Plotting code records:
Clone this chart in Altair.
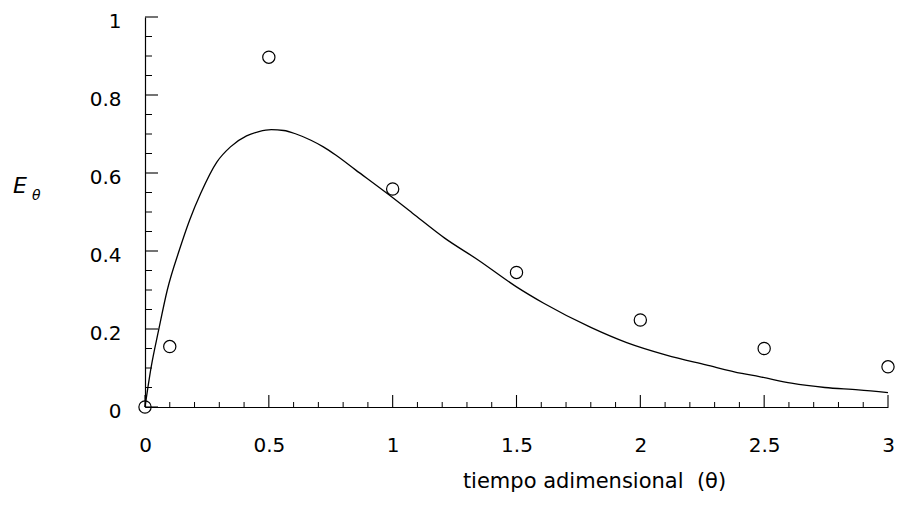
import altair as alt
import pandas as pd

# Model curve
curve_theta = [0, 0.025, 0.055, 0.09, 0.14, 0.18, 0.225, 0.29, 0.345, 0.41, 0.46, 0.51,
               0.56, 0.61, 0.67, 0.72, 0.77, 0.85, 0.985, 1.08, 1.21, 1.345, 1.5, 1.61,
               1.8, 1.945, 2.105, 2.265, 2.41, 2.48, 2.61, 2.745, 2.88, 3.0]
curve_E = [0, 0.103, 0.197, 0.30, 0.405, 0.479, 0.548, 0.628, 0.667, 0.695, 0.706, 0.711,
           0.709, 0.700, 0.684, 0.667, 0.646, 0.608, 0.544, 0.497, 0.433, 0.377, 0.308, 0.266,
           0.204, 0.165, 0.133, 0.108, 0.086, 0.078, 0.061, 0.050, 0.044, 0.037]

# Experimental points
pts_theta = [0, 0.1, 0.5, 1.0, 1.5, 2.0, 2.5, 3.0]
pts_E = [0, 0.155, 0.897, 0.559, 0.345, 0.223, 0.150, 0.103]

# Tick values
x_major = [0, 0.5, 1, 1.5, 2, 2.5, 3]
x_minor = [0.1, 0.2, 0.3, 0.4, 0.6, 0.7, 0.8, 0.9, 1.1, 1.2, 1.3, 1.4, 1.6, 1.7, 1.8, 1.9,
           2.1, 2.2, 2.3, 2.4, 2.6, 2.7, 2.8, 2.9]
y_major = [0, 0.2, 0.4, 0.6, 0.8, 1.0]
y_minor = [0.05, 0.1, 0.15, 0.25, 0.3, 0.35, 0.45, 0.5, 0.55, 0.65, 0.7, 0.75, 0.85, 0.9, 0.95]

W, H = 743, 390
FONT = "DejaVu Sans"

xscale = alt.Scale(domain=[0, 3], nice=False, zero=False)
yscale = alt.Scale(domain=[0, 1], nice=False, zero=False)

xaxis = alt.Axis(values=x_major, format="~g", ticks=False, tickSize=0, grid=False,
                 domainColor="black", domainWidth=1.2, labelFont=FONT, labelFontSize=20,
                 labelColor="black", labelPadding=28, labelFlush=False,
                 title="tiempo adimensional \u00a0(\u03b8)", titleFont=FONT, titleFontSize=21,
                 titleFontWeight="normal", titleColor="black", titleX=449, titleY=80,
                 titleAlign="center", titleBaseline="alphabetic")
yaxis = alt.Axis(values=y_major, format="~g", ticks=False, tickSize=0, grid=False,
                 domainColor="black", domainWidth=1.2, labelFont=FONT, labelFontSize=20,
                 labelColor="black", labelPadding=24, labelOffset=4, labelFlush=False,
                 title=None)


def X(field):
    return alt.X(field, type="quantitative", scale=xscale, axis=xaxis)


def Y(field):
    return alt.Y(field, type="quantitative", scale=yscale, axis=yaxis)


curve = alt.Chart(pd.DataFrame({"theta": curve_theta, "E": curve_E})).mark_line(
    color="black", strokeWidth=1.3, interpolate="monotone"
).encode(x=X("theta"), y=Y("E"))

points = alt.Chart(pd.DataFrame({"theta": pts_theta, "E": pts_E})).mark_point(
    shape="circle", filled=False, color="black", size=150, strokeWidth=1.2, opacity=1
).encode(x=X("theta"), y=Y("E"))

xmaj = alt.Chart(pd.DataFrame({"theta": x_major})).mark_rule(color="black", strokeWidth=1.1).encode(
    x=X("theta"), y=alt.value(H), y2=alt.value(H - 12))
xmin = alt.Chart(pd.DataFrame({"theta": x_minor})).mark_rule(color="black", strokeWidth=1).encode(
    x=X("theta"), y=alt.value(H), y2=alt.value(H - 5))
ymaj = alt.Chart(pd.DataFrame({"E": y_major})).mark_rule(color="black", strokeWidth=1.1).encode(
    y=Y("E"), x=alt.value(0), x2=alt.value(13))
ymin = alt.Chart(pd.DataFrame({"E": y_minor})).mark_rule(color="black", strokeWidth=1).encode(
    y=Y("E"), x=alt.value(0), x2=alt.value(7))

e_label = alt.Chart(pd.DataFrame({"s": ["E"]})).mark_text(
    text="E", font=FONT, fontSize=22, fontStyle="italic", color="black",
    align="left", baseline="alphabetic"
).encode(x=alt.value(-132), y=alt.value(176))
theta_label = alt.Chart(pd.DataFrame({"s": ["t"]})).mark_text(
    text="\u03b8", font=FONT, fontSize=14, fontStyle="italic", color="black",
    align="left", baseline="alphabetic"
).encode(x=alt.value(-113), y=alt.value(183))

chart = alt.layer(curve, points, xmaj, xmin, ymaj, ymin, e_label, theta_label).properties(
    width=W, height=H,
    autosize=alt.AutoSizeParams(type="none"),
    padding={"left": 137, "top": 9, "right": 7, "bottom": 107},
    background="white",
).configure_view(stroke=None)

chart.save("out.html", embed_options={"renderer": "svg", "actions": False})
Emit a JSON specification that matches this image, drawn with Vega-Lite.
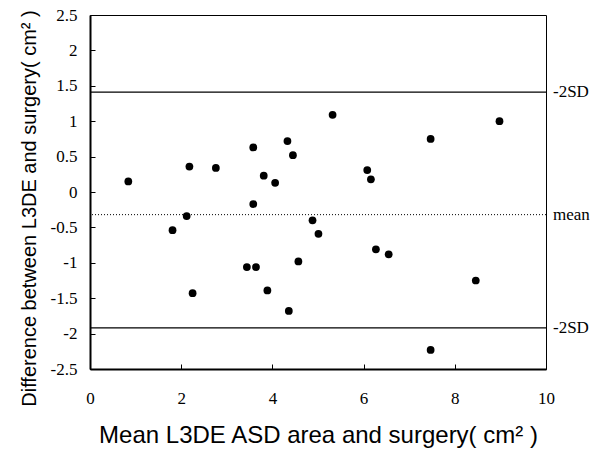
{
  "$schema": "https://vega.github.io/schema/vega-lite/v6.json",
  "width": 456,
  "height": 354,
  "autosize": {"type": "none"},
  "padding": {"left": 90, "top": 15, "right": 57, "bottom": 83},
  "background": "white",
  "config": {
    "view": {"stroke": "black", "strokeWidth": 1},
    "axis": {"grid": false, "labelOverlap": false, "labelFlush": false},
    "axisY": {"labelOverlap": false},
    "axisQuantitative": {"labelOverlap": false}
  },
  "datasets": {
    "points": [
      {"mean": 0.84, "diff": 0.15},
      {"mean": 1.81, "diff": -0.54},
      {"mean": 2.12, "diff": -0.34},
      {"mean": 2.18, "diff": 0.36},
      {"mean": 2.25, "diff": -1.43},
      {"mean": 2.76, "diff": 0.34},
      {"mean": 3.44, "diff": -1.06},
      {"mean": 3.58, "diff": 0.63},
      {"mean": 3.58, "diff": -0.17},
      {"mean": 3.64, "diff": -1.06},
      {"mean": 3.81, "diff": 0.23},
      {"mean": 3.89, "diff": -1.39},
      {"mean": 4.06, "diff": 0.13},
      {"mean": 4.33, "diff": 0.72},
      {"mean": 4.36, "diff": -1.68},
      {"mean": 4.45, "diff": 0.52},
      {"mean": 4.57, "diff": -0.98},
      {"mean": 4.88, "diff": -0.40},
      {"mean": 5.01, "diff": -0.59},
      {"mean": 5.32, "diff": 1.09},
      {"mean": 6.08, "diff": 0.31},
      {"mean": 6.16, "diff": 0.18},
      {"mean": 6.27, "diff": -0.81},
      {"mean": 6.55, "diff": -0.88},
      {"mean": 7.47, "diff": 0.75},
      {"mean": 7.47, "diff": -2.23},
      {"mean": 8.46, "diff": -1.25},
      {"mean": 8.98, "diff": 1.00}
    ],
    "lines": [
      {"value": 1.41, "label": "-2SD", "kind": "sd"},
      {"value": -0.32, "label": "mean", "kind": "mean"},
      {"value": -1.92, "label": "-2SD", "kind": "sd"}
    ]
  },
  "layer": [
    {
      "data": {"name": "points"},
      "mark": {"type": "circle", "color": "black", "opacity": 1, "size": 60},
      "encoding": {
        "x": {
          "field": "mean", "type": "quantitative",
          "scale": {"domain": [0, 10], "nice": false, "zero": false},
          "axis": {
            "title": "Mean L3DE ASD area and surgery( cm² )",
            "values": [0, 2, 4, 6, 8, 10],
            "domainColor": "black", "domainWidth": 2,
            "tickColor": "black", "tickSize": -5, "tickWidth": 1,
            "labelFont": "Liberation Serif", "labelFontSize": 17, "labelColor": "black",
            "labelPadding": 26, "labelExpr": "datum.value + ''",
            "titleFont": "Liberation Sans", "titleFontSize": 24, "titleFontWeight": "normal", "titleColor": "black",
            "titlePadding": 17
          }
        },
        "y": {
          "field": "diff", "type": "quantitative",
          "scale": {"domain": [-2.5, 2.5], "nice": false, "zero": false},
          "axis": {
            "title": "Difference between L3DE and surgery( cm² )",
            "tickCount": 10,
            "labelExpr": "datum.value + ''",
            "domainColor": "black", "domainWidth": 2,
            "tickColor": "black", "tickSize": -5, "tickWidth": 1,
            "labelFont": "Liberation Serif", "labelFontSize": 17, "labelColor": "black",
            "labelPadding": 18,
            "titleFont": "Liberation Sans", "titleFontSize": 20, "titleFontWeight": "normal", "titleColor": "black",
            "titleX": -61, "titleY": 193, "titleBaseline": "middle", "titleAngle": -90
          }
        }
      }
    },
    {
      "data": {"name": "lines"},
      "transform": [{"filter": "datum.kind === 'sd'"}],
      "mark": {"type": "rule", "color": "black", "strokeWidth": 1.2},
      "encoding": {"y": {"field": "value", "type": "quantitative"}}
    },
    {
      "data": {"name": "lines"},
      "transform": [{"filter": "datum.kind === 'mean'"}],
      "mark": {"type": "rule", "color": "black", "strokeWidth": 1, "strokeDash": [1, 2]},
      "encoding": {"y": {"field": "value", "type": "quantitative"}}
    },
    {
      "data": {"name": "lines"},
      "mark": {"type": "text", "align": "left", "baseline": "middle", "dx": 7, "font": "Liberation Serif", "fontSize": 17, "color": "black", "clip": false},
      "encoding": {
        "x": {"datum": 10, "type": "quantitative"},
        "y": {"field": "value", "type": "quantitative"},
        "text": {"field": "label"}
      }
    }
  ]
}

*What the task asks*
Quote, please, every line of the material above from its start through the line that has "import pandas as pd", reproducing the words exactly and dropping any images.

*Exercise result*
Clone this chart in Altair.
import altair as alt
import pandas as pd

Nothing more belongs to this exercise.